Entries with chart source code:
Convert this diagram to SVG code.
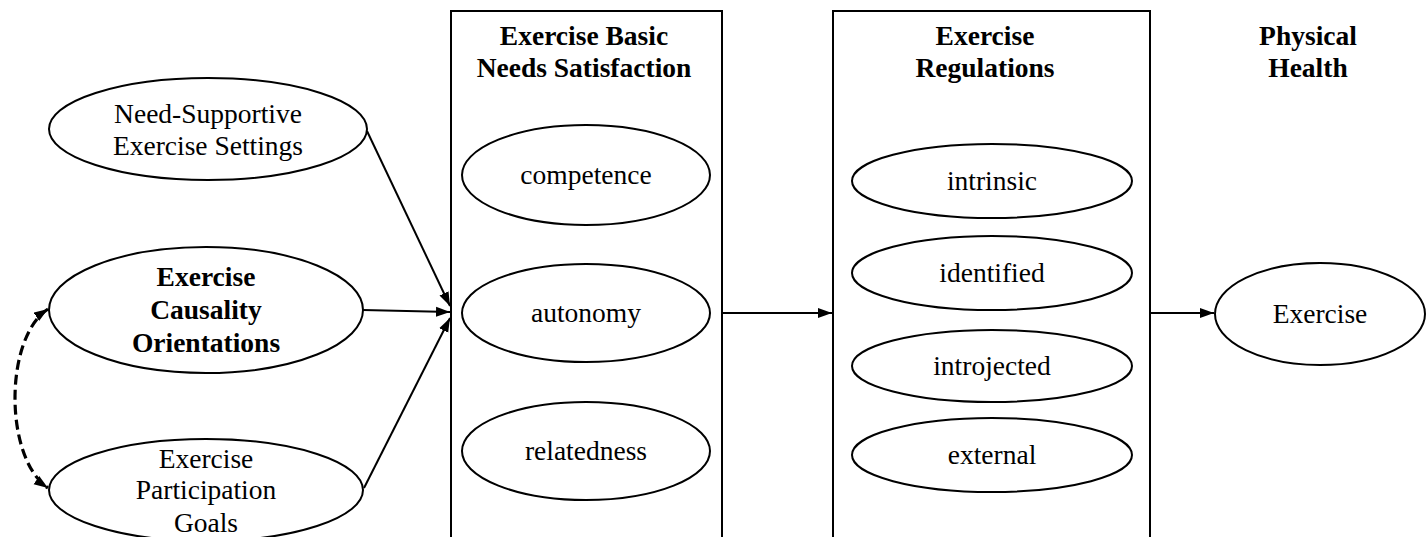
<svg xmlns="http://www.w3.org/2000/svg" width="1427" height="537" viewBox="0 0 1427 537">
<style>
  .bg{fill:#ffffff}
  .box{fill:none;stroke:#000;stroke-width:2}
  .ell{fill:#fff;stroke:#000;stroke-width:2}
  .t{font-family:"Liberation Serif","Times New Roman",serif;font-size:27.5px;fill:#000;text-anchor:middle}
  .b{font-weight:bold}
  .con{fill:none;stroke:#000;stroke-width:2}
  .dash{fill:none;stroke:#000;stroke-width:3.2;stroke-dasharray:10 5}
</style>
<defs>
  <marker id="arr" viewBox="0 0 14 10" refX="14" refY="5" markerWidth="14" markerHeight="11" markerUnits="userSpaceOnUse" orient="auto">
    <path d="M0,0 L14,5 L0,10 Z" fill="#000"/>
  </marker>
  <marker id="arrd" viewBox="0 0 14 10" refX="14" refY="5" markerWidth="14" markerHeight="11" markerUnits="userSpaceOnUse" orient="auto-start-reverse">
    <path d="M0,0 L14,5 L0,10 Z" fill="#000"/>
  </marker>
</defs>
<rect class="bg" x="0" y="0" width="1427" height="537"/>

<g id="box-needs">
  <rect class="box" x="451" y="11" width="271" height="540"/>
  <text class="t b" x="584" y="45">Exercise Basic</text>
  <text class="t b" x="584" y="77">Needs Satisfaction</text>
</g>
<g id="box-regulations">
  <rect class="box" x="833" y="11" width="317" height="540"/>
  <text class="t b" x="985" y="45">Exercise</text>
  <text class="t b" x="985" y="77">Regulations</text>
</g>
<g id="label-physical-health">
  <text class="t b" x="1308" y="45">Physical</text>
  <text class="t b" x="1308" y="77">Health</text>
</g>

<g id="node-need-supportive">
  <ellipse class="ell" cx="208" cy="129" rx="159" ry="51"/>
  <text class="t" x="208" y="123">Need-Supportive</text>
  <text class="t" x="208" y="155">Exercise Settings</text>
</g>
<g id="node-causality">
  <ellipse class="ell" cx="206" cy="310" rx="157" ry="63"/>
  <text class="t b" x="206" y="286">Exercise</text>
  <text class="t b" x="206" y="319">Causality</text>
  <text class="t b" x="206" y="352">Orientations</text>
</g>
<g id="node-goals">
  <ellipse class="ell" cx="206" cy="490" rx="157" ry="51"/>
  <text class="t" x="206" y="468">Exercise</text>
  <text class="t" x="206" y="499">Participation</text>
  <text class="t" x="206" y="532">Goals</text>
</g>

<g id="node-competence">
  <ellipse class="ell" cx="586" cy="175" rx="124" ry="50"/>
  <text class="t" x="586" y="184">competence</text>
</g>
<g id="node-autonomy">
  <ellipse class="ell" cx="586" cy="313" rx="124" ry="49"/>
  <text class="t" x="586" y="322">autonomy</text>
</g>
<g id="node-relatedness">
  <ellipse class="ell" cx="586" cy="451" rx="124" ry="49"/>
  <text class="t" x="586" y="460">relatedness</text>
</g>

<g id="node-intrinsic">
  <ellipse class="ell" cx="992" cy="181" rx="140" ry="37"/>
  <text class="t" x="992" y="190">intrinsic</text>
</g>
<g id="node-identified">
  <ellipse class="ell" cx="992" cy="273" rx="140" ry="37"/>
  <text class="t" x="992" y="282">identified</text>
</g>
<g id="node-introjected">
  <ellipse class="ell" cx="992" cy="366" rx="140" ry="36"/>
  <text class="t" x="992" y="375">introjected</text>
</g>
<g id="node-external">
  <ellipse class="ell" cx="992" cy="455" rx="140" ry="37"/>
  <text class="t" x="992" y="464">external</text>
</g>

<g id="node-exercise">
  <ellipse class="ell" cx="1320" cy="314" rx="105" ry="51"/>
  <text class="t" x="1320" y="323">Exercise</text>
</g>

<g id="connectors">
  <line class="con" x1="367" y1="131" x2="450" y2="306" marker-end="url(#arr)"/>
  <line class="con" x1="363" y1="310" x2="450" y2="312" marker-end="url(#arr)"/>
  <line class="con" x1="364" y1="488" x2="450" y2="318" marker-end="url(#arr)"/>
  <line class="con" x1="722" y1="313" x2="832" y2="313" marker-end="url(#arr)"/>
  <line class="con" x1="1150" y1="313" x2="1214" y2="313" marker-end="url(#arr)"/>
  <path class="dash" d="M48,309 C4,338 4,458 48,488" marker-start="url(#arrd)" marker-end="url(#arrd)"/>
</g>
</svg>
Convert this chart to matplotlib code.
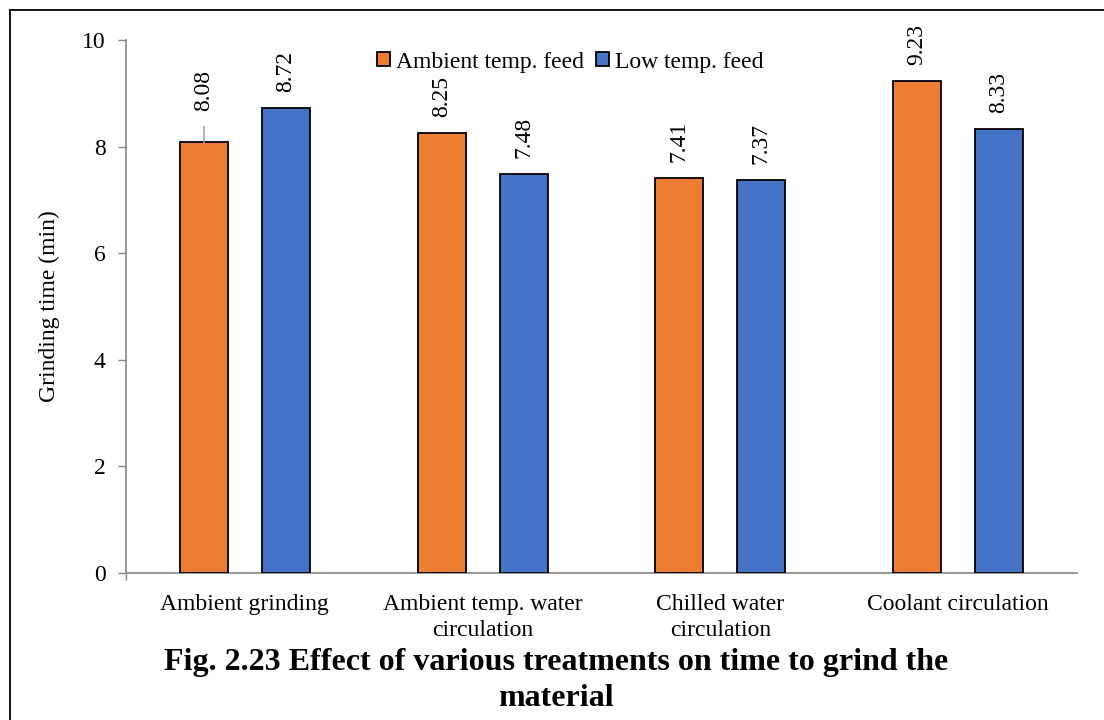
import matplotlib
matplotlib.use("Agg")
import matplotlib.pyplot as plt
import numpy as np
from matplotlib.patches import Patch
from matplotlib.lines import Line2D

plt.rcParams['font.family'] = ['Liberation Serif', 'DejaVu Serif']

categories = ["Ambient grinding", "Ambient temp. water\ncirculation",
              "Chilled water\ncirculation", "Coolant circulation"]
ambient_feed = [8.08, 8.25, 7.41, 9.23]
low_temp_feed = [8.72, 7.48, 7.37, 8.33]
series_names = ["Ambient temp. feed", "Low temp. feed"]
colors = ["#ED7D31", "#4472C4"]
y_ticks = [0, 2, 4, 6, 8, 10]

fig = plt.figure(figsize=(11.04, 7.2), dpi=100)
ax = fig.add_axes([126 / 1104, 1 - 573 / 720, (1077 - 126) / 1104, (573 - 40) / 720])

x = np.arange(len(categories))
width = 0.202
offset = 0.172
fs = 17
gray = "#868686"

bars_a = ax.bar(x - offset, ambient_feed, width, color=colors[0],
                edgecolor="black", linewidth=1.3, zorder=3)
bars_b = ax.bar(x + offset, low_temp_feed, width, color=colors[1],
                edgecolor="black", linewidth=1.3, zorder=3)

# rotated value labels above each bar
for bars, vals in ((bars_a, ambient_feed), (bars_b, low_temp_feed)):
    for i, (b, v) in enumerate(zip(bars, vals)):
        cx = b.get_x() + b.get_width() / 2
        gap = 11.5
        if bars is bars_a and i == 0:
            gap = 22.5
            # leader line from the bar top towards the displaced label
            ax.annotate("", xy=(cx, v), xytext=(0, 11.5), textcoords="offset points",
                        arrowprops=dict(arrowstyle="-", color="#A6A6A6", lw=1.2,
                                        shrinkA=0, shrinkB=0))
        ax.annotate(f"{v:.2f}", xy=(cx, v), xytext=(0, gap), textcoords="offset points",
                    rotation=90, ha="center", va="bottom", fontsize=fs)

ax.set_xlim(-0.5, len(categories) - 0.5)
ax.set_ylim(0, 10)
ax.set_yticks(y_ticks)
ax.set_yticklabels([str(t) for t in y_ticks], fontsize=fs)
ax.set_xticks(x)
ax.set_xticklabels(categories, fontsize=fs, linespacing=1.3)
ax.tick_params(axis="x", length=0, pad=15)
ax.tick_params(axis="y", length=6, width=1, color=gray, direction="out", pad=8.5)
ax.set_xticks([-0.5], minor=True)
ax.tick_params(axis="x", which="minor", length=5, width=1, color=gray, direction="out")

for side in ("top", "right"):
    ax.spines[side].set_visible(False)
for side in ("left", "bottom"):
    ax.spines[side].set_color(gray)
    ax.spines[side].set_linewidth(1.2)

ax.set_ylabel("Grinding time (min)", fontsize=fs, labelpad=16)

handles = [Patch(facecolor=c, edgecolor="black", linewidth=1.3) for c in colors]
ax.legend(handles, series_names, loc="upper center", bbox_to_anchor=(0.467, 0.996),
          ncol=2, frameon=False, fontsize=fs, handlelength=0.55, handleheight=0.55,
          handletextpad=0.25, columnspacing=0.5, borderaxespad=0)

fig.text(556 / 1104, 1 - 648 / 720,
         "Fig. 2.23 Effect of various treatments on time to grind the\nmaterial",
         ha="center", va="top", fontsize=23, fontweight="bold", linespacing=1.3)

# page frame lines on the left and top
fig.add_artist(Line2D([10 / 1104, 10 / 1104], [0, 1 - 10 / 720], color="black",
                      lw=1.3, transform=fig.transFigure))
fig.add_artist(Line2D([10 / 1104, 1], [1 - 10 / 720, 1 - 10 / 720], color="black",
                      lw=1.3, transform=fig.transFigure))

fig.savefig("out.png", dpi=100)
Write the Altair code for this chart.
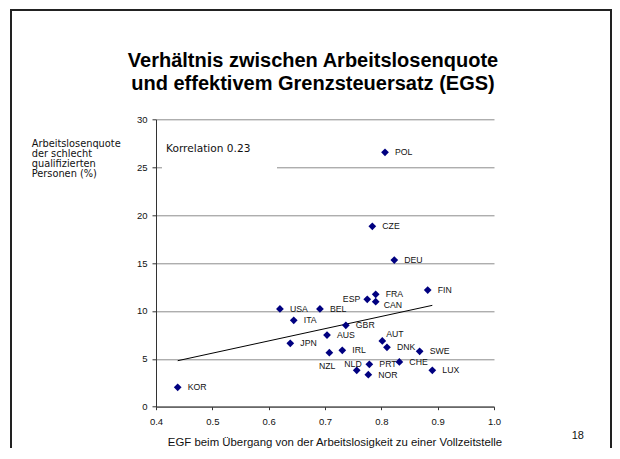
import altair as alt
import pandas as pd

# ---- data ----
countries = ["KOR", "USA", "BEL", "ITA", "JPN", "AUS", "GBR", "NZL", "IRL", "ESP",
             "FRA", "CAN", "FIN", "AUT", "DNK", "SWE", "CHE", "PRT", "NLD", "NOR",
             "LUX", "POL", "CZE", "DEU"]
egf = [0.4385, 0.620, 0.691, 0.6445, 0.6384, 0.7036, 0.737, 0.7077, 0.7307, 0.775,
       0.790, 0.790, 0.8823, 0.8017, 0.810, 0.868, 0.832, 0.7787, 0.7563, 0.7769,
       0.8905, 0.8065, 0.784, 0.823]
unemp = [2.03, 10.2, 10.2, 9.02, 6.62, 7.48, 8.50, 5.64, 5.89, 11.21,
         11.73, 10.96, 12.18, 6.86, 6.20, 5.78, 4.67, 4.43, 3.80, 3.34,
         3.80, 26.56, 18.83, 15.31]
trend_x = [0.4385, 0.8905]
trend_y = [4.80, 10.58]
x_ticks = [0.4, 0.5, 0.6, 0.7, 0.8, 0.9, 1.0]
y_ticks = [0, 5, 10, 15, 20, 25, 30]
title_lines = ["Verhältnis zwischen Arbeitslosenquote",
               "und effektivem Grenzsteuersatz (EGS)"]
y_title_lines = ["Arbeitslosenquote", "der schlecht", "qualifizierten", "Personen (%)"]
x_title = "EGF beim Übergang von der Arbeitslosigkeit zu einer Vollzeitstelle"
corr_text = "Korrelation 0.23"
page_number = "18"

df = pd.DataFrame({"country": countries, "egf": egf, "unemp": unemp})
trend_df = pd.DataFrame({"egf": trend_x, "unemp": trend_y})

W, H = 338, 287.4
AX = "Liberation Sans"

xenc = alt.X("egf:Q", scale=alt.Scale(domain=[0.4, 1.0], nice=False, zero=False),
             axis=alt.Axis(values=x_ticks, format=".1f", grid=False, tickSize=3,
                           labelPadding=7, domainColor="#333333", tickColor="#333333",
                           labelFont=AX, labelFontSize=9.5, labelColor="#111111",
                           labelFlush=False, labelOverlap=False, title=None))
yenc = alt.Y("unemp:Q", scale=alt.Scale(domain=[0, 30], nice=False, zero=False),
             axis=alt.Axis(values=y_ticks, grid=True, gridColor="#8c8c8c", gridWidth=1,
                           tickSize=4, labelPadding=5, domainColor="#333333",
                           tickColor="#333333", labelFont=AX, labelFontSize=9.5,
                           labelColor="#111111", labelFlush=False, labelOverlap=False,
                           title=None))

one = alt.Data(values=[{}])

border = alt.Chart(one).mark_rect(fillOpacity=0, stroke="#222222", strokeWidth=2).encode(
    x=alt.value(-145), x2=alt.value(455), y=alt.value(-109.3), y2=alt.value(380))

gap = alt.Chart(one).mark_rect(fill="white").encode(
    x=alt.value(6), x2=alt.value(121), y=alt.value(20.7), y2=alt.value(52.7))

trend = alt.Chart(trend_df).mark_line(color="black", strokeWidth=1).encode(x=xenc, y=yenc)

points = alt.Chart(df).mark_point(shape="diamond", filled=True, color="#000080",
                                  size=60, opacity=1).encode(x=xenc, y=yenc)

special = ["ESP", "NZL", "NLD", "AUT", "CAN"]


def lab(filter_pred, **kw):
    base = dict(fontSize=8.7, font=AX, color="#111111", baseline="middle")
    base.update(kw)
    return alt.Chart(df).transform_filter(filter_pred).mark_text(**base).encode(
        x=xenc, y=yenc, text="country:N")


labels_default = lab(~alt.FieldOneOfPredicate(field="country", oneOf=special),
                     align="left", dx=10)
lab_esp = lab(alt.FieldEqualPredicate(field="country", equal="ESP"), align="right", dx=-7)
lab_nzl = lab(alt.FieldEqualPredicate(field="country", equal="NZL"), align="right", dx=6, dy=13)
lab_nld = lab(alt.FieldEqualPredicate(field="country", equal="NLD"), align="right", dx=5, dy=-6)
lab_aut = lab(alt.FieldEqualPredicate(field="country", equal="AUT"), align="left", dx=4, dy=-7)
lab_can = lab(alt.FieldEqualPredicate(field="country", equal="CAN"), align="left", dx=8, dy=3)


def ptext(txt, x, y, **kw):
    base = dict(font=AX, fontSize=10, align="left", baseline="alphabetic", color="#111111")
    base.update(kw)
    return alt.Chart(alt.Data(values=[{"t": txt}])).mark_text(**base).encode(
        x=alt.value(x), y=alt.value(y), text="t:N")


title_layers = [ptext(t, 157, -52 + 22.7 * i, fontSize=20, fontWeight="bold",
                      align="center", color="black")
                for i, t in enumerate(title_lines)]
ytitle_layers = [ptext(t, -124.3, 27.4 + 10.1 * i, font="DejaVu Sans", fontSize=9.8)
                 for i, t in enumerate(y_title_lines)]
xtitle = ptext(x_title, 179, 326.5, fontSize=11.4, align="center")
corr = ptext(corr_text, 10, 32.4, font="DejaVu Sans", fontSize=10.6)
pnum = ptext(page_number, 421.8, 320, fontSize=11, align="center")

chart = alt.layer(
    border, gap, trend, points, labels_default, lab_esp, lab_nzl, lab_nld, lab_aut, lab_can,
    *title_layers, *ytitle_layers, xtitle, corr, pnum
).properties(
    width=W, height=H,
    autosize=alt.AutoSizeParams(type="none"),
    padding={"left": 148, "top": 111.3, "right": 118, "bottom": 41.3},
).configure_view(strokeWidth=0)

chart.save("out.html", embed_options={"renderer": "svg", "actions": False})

* _Exercise directions_
Your answer should be a single number: the count of lines in the material above that contain "matplotlib".

* _Output for this exercise_
6